Researchers propose ELBO-T2IAlign, a training-free method that corrects pixel-text misalignment in diffusion models without retraining or extra annotations.

Diffusion models have a quiet alignment problem that nobody talks about enough.

A new paper introduces ELBO-T2IAlign, a calibration method designed to fix pixel-level mismatches between text prompts and generated images in diffusion models. The researchers found that popular models consistently misalign text and image content when dealing with small, occluded, or rare objects — a bias they trace back to skewed training data. Their fix uses the evidence lower bound (ELBO) of likelihood as a calibration signal, requiring no additional annotations, no retraining, and no changes to model architecture.
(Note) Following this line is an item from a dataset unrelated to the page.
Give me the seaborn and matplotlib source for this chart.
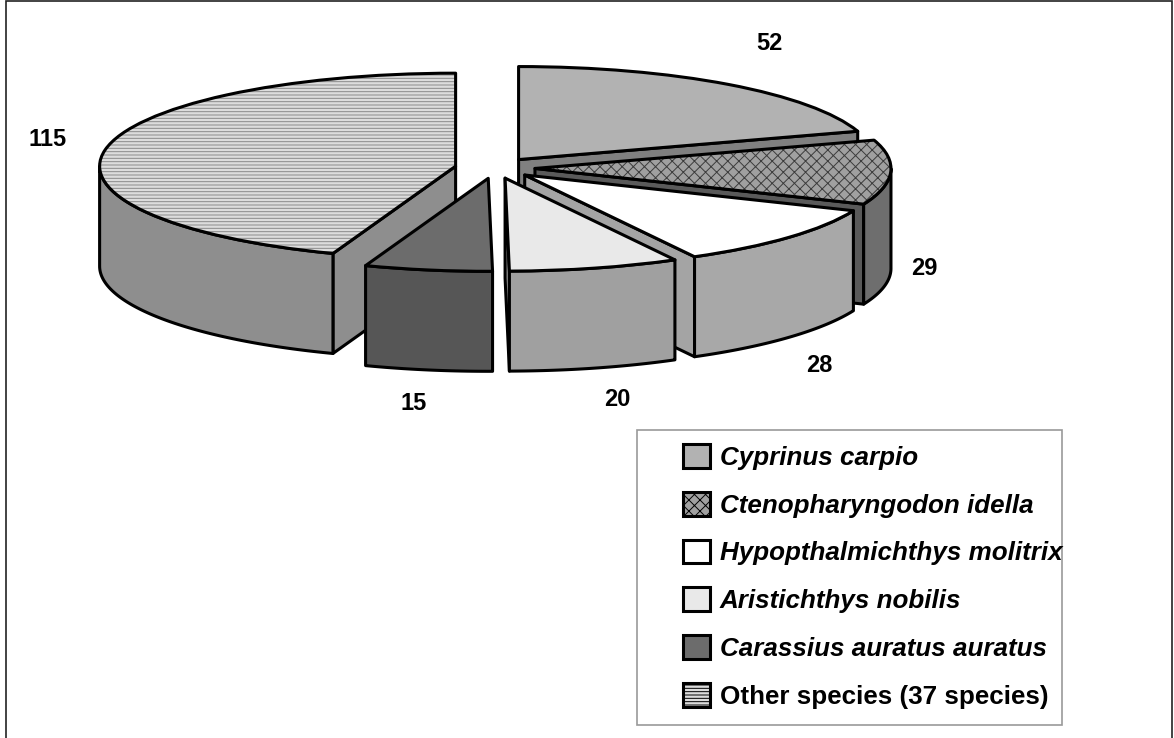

It works across different diffusion backbones.

This matters because the attention maps and loss functions inside diffusion models are increasingly being repurposed for downstream tasks — segmentation, text-guided editing, compositional generation. If the alignment is off at the pixel level, everything built on top of it inherits the error. A training-free correction that plugs into existing pipelines is meaningfully easier to adopt than one that demands a fine-tuning run.

The team used zero-shot referring image segmentation as a proxy benchmark to surface and measure the misalignment — a clever methodological choice that sidesteps the need for purpose-built evaluation datasets. Whether ELBO-T2IAlign holds up outside controlled experiments, especially on the long tail of rare objects that caused the problem in the first place, is the question practitioners will want answered before trusting it in production.